I got a chuckle from this as I had never seen or heard of anything like this. But then Steve countered this story with a question for the group: What’s your chicken feed? What makes you dance? My gut reaction was to think about all the things that I SHOULD be dancing for. People coming to Jesus; seeing people grow in their walk with Jesus; seeing the Church become all it was meant to be…
But as we got deeper into the discussion, I realized that Steve was not really all that concerned with what I SHOULD be dancing for, as we all could pretty much agree on those sorts of things. What he was concerned about was to get us thinking about all the things that we were CURRENTLY dancing for… good or bad.
So my mind wandered to a whole different set of scenarios and I settled my mind on the fact that I tend to dance for the few out-spoken negative influences inside the church I serve at. And truthfully, I don’t dance for them personally… I dance for some semblance of peace. I have an aversion towards conflict, mostly because I find most of it unnecessary… but at the same time… I’m not sure anything I say or do would every really calm the spirit of someone who is overly critical.
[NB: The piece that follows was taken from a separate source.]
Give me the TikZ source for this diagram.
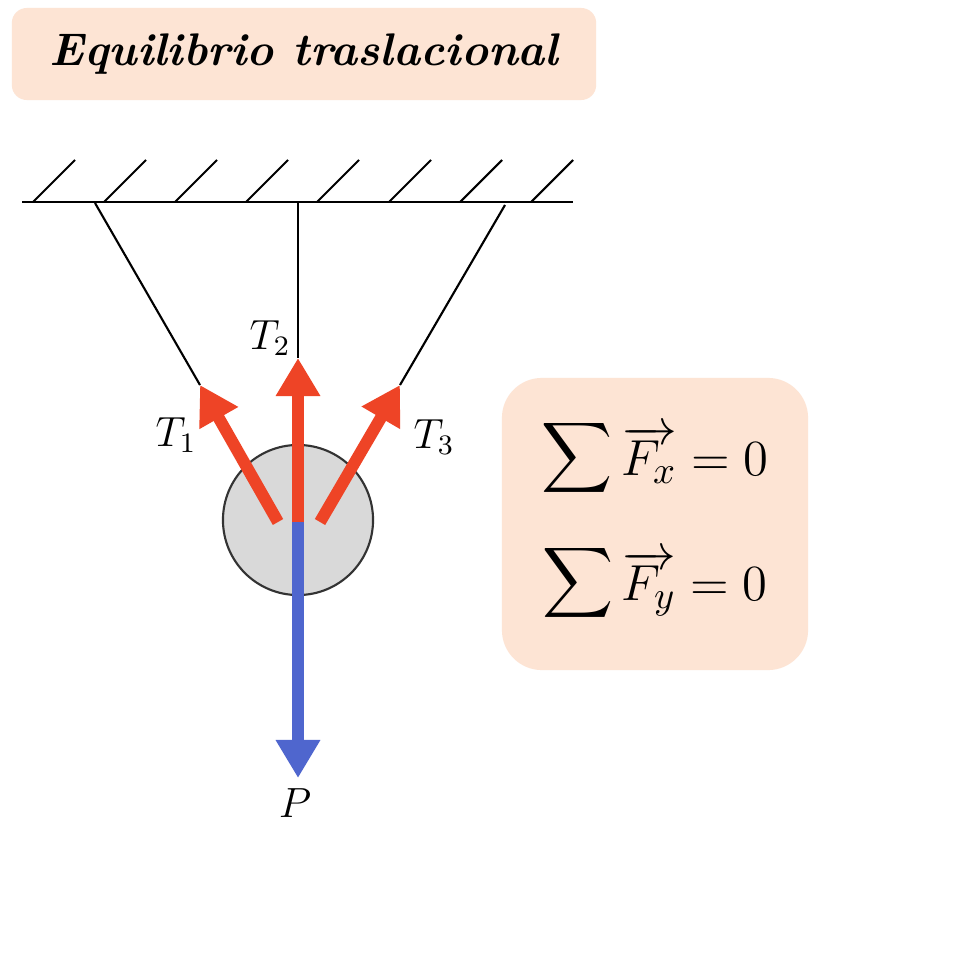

But I just keep dancing anyway. I keep making certain decisions with the negatives in mind… even though most strategies and leadership principles I’ve heard or read make it clear that I need to ‘corral’ those sorts of influences in my mind and not let them shape who I am or the decisions I make. I’m still learning about conflict and compromise and confronting… I’m not very good at two of those three. But… much like any problem… it’s good to acknowledge the weakness first… to admit that I’m currently dancing for something unhealthy… both for me personally and the future of the church.